Machines virtuelles et hyperviseur, petit rappel

Un article précédent de ce site expliquait pourquoi et comment la technologie des machines virtuelles (VM) était essentielle pour l’informatique en nuage. En résumé, une machine virtuelle est un logiciel qui simule le comportement d’un ordinateur physique. En interposant entre une machine physique et une machine virtuelle un système d’exploitation simplifié nommé hyperviseur, on permet à la machine virtuelle d’accéder aux ressources matérielles de la machine physique par le biais de simulacres des dispositifs matériels habituels : interface réseau, clé USB, clavier, écran, souris, etc. Ceci fait, on peut installer sur la machine virtuelle un système d’exploitation, auquel on présentera les simulacres de clés USB, prise réseau, etc., alors qu’en fait, tout ce à quoi il aura réellement accès, ce sera un espace de mémoire (virtuelle !) et du temps de processeur. Le système d’exploitation (OS) de la machine virtuelle sera dit « système invité ». Et sur une machine physique avec un seul hyperviseur, rien n’interdit de faire fonctionner plusieurs machines virtuelles, éventuellement avec des OS invités différents (Linux, Windows, FreeBSD...).
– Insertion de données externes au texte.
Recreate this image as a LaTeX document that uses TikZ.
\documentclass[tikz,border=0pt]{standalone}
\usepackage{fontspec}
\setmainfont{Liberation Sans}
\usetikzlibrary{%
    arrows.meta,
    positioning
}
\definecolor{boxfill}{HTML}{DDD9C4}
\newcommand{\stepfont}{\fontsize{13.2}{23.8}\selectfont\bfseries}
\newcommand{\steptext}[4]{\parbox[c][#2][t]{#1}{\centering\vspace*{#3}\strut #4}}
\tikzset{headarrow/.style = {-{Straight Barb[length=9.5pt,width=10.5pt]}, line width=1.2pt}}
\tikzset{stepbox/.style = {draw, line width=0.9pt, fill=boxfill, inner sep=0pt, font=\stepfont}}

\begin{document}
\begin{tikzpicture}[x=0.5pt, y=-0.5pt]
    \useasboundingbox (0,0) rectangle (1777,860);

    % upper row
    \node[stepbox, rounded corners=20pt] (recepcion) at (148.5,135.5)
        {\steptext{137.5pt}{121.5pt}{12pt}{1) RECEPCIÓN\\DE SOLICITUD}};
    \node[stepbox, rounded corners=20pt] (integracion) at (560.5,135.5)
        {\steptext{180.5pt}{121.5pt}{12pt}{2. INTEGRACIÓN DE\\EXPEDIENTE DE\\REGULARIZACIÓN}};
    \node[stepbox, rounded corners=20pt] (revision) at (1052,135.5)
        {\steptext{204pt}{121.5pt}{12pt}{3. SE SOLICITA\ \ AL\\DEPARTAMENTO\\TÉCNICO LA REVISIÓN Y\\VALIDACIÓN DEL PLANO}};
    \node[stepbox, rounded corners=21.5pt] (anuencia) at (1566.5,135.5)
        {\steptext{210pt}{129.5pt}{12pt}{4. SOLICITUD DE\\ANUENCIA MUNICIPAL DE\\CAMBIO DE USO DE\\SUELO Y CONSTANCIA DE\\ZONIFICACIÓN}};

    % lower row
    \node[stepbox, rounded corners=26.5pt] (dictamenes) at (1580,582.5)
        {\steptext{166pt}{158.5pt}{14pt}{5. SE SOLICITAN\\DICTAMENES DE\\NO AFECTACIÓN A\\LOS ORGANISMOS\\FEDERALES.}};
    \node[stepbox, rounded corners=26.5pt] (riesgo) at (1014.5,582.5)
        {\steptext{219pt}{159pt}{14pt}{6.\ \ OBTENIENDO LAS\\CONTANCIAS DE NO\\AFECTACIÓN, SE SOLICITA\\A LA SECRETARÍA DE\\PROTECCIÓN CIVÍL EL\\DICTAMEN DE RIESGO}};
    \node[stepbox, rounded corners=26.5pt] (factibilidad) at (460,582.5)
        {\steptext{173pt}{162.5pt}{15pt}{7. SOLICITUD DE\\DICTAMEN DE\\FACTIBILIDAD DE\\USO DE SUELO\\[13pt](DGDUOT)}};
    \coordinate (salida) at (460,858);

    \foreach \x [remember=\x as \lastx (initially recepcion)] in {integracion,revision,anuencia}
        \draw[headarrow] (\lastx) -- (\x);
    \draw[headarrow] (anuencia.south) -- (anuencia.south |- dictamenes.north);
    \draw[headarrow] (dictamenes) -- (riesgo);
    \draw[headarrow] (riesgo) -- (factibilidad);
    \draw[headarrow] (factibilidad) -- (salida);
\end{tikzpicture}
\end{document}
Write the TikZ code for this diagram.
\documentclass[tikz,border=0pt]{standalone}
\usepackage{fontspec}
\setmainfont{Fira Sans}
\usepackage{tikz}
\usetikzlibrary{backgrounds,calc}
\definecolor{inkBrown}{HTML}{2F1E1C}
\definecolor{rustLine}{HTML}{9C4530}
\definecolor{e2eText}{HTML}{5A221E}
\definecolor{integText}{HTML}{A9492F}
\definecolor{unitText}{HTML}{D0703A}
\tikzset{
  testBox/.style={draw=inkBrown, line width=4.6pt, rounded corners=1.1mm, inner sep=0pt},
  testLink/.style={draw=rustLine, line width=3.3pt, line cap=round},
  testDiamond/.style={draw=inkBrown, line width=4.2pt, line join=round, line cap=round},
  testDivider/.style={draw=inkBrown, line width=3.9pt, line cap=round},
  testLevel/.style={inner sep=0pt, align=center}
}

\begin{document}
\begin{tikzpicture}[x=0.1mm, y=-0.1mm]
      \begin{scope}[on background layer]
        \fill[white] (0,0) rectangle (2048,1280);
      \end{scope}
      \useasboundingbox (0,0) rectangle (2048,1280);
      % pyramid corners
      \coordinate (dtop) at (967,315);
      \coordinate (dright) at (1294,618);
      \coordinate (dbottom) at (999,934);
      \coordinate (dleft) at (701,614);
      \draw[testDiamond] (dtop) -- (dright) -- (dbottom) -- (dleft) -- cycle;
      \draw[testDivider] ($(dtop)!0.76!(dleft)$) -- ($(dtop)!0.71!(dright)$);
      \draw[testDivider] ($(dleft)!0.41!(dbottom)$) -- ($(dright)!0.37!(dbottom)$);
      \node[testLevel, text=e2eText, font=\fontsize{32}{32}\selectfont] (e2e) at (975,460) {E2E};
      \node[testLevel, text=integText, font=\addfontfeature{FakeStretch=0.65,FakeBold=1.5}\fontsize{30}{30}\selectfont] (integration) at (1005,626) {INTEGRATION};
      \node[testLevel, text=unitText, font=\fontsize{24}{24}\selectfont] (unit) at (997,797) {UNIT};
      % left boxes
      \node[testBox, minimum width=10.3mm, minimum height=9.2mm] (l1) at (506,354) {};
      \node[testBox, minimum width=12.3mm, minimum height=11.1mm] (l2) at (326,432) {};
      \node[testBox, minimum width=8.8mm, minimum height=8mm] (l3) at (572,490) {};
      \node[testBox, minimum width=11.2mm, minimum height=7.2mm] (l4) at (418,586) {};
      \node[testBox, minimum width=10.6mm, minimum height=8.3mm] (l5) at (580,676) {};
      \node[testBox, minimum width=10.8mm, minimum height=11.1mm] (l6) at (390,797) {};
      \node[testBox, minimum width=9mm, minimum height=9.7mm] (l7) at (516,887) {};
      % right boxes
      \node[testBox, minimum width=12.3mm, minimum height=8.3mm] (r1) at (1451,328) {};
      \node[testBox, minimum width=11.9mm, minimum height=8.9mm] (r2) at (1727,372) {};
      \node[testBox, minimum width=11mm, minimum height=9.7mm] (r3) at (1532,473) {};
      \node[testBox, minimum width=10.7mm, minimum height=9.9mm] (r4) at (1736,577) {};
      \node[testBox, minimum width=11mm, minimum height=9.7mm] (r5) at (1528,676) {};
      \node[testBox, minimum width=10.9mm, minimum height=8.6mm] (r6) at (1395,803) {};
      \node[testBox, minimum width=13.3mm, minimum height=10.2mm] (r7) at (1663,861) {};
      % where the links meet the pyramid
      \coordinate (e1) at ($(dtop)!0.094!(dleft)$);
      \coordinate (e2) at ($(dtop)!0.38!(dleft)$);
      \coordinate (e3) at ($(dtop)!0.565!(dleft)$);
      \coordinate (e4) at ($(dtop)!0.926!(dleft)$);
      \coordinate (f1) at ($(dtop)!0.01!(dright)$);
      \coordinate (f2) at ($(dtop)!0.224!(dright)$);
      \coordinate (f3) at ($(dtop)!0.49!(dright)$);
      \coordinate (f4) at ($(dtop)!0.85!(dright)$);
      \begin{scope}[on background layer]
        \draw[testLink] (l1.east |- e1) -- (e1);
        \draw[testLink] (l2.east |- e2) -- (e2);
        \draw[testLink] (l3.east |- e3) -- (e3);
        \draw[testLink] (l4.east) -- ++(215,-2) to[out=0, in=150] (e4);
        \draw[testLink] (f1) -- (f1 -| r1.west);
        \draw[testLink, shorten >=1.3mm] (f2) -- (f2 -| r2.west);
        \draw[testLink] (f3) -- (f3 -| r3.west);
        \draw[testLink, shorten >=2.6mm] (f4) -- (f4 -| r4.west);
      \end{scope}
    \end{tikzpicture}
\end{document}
Ce système génial réalise une abstraction du matériel : seul l’hyperviseur a besoin de savoir piloter tous les dispositifs matériels dont il apparaît chaque jour de nouveaux modèles chez les fournisseurs. Ce sera ensuite l’hyperviseur qui fournira aux machines virtuelles le simulacre convenable pour communiquer avec le matériel réel. Ainsi, l’apparition d’une nouvelle technologie de disques, SSD par exemple, impose la programmation de nouveaux pilotes pour l’hyperviseur, mais celui-ci pourra continuer à présenter aux systèmes invités une interface ancien modèle, puisque tout ce qui importe c’est de leur fournir les flux de données qu’ils s’attendent à recevoir, sans se préoccuper du traitement, infiniment complexe et variable, des signaux physiques de la transmission.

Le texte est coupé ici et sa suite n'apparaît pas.